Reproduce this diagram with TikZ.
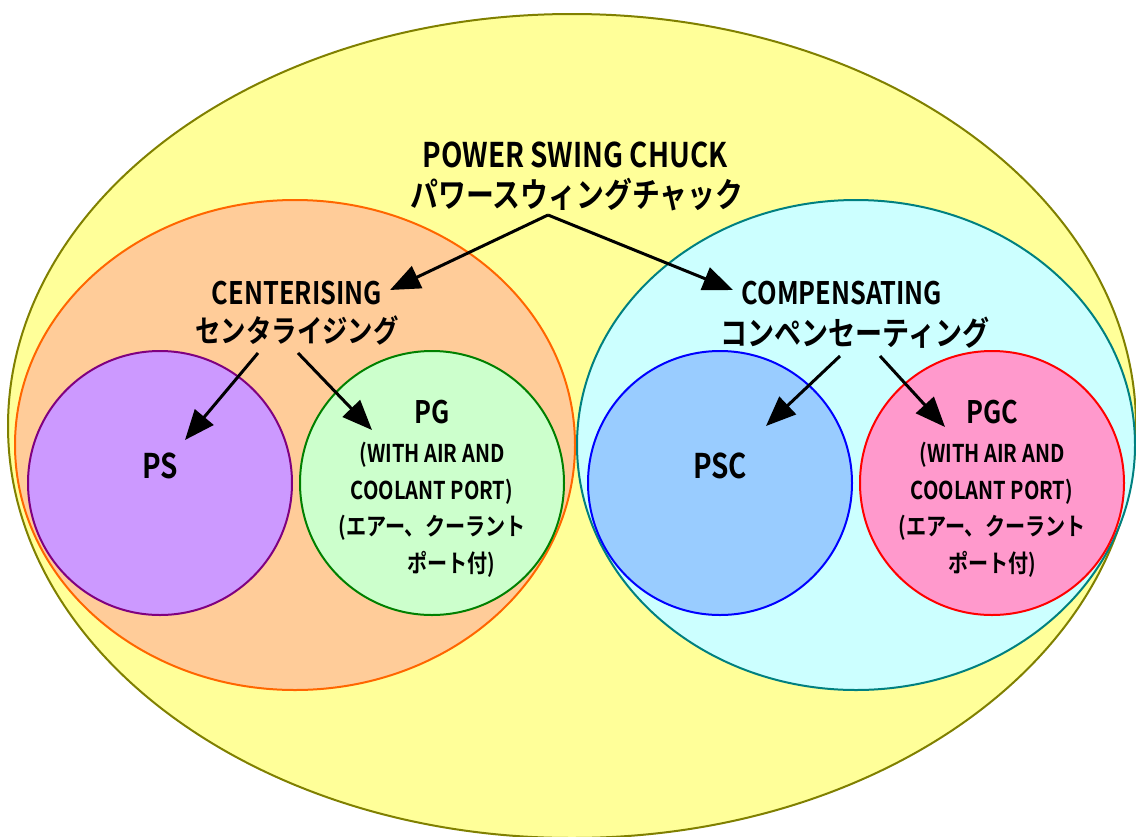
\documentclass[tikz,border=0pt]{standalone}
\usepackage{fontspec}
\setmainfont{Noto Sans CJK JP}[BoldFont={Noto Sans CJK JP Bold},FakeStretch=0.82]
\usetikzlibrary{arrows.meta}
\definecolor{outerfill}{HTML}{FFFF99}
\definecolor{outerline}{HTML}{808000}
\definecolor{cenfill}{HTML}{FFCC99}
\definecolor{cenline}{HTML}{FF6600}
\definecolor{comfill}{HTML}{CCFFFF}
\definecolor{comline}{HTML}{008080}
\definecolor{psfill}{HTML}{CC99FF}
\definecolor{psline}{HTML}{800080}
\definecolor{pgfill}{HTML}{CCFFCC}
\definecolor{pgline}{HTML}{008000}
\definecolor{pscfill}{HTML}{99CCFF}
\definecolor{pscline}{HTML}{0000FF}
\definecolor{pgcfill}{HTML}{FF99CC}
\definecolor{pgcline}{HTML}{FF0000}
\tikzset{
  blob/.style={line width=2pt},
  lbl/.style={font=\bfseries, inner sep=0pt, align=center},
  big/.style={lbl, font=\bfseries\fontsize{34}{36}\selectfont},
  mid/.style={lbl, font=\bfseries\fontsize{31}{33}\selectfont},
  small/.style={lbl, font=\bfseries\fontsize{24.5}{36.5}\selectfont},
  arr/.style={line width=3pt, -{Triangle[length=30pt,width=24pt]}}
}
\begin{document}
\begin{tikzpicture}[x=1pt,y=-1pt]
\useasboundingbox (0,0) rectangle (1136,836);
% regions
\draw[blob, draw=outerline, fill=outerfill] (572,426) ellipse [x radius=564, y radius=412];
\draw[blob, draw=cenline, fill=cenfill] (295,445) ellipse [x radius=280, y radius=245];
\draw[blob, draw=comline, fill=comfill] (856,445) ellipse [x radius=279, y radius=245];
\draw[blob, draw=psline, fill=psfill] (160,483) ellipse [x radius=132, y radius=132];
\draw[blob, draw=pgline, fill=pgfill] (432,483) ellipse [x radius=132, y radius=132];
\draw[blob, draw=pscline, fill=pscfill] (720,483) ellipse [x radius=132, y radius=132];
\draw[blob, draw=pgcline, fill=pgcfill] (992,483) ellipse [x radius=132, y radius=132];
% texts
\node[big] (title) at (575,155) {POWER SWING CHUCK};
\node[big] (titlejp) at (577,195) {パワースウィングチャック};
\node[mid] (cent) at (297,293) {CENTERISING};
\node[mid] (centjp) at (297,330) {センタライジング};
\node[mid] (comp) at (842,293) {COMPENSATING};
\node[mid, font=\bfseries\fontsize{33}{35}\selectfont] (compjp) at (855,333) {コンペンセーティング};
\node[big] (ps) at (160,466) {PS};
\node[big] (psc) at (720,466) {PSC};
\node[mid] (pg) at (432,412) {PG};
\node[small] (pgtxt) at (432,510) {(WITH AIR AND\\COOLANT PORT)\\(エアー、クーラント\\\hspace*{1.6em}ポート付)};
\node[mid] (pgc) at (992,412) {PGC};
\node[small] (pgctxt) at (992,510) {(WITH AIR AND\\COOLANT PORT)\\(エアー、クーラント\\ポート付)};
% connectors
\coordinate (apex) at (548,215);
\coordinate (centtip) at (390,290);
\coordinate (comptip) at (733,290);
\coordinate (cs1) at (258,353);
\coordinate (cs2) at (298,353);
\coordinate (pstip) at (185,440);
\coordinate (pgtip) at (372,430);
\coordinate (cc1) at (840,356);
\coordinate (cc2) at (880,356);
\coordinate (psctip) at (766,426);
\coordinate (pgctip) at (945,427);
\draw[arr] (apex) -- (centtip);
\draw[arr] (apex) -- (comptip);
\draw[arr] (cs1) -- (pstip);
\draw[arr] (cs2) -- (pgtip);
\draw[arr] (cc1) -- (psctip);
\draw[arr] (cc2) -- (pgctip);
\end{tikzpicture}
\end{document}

--

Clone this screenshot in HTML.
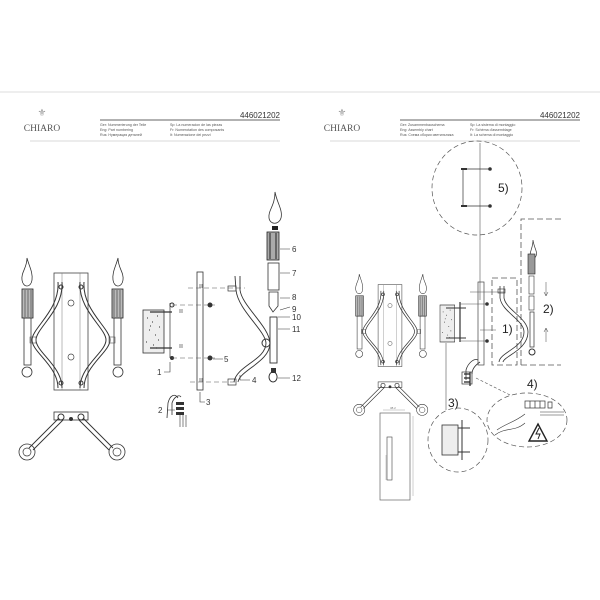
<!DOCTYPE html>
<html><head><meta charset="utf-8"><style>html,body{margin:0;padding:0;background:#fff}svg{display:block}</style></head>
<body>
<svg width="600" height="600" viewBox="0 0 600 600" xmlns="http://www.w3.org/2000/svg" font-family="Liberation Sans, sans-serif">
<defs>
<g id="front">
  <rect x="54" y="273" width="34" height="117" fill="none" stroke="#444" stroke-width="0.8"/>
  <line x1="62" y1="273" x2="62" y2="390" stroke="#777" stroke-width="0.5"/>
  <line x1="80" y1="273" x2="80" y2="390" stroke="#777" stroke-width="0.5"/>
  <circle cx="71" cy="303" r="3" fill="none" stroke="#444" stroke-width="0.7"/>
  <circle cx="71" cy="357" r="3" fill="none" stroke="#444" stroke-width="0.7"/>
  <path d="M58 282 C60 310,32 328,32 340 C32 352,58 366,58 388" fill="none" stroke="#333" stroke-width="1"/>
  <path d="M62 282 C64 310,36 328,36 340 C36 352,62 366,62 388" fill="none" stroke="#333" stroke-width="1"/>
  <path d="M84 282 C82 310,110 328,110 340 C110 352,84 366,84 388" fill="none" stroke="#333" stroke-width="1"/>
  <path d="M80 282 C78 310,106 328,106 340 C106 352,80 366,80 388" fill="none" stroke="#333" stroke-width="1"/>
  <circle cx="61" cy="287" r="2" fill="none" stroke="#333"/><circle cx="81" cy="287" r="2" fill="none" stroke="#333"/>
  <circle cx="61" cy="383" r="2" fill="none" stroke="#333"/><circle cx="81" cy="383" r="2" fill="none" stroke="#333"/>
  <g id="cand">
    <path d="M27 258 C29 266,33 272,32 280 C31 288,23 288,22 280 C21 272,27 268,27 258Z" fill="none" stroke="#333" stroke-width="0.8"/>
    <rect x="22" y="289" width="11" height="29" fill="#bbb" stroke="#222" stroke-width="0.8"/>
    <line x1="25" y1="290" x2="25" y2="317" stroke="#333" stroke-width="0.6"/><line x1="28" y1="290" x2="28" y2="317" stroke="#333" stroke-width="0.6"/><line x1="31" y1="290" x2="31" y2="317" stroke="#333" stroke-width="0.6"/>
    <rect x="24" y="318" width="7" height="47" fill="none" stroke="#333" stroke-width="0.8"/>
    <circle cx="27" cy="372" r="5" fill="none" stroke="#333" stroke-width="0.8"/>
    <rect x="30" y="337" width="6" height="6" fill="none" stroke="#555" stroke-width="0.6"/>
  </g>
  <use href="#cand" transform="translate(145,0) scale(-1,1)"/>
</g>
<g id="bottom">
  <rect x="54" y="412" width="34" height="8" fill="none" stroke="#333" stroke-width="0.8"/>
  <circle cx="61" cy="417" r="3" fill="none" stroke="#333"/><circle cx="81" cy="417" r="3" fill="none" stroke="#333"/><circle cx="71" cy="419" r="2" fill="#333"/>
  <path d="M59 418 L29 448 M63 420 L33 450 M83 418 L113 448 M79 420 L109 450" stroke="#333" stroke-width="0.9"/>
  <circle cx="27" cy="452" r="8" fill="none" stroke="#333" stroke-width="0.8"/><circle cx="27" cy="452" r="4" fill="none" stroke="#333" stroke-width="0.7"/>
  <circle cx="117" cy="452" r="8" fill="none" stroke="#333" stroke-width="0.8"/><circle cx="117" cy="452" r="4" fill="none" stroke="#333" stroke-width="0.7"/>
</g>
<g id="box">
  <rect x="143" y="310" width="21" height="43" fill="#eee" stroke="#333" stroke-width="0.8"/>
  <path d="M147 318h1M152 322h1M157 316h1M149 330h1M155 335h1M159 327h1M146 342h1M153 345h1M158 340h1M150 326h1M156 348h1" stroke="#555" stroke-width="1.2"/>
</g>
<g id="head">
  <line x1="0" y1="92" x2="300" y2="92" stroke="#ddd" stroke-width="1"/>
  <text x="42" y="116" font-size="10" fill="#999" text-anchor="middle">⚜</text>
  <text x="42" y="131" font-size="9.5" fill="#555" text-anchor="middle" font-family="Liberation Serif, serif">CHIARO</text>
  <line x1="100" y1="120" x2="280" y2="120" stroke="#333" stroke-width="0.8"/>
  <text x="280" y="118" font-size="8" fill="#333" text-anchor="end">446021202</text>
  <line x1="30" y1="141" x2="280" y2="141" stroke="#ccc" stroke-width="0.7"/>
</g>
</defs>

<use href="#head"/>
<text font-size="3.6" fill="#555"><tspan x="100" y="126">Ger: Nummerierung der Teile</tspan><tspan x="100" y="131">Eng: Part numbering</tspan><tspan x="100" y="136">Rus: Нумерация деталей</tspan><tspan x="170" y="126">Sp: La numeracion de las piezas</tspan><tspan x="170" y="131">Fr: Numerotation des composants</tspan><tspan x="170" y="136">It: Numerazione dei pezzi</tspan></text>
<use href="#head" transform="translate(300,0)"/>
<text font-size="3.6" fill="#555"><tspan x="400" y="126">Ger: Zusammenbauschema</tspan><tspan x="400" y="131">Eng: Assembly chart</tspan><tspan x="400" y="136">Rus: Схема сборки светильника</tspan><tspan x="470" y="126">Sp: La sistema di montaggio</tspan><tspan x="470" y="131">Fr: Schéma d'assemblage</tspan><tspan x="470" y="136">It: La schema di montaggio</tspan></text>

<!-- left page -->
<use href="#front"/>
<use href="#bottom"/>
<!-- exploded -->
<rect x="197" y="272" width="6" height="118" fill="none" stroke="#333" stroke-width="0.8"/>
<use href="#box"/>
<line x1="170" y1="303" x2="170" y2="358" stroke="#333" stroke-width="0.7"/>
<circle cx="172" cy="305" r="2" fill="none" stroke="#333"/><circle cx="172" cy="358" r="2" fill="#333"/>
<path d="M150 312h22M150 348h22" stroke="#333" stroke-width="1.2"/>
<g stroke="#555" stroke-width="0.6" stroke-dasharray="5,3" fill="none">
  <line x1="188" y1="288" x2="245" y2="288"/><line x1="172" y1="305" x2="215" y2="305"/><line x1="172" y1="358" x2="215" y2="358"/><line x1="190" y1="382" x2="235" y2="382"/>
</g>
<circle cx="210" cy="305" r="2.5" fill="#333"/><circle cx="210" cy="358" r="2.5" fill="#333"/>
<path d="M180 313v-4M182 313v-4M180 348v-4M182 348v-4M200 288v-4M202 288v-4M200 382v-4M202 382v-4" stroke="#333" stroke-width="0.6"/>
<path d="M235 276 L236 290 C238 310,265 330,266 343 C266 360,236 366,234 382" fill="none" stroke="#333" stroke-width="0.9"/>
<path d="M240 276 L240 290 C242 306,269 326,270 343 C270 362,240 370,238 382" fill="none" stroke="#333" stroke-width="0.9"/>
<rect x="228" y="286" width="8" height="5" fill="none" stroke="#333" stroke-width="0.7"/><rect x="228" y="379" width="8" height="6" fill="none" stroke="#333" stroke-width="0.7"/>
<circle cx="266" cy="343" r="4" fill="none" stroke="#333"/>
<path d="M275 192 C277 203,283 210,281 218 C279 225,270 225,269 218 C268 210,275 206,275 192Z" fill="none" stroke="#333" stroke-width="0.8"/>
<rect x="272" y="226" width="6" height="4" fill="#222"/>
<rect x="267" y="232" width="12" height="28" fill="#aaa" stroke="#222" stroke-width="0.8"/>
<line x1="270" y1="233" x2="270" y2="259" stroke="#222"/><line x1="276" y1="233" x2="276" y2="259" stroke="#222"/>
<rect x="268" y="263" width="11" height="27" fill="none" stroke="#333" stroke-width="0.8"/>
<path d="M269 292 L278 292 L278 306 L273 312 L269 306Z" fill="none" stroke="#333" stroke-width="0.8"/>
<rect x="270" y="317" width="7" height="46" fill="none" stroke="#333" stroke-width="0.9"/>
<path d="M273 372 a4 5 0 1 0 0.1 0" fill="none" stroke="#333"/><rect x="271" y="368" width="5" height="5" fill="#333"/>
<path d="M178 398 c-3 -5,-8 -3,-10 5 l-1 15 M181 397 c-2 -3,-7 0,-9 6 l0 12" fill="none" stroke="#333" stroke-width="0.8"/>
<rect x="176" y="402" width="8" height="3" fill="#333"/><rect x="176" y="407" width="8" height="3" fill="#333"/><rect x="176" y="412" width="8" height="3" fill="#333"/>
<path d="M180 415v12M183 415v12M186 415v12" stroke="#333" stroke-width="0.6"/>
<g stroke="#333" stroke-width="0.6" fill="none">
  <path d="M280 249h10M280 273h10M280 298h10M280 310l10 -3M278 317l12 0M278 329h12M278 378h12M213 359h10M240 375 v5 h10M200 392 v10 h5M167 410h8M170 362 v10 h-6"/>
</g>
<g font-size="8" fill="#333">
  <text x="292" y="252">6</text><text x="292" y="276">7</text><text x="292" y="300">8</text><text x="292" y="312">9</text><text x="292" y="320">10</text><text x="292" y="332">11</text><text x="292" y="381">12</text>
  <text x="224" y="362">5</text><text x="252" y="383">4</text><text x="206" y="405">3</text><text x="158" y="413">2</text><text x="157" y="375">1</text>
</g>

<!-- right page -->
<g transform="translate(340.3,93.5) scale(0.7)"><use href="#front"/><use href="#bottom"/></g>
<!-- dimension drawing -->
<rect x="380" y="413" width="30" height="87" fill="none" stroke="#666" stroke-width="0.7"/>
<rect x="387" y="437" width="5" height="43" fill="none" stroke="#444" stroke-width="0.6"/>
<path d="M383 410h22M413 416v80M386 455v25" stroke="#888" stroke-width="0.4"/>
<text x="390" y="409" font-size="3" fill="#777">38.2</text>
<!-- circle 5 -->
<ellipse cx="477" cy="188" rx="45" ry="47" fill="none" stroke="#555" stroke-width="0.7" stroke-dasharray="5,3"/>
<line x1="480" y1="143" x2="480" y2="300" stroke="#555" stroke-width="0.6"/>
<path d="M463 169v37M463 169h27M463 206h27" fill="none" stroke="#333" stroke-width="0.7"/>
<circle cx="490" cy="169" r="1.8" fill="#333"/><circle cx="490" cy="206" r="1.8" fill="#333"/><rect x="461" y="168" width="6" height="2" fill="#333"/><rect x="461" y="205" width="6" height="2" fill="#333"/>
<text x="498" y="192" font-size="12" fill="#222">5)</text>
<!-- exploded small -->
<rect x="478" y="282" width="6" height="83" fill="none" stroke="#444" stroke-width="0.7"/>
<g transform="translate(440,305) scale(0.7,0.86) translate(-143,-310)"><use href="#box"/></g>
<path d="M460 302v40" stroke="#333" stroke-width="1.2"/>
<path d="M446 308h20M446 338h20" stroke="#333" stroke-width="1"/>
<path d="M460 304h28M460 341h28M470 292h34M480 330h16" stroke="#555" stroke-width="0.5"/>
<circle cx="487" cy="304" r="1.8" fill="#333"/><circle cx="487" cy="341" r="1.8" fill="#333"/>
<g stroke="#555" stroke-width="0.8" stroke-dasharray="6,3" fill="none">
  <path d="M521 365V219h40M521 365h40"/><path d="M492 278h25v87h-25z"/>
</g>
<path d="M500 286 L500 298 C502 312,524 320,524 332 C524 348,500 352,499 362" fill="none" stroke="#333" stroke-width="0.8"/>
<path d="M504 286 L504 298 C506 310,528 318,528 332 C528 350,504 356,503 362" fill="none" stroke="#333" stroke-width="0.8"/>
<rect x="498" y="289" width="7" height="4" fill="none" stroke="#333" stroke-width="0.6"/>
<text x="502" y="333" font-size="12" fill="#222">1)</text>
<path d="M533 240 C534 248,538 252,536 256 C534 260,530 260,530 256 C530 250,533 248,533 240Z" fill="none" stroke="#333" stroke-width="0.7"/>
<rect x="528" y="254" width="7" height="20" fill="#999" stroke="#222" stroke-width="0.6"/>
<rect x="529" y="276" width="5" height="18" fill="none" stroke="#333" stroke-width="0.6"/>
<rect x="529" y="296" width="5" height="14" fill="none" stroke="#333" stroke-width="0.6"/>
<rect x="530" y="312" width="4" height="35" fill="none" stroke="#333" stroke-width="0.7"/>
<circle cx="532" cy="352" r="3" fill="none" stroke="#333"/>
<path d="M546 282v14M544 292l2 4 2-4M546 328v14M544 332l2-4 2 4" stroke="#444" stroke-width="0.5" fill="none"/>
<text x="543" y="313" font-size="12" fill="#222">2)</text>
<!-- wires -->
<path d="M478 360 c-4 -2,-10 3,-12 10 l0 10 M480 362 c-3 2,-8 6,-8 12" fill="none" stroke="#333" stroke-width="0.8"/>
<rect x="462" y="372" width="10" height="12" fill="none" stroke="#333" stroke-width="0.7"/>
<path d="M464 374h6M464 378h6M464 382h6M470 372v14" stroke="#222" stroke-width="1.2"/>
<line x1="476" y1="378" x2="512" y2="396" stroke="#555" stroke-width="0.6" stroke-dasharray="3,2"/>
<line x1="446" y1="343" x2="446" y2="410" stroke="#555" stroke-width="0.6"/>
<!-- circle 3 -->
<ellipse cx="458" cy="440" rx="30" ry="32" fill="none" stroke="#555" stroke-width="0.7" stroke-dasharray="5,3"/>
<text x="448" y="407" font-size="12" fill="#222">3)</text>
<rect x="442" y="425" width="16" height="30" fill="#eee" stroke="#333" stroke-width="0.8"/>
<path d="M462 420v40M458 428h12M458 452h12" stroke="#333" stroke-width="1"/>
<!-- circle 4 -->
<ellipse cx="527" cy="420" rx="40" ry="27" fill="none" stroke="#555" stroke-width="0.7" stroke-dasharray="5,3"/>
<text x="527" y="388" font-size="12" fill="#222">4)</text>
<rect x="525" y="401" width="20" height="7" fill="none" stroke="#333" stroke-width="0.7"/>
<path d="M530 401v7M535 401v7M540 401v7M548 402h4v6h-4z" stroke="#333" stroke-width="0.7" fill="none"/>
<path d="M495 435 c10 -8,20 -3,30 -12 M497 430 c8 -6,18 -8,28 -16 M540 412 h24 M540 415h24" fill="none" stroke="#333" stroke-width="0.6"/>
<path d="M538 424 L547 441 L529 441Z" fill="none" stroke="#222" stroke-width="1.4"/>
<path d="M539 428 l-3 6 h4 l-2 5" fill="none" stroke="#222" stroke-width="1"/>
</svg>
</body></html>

● **GOAL**:
Tally up the lines in the records that contain the word "this" and give only the total.

● **RESULT**:
2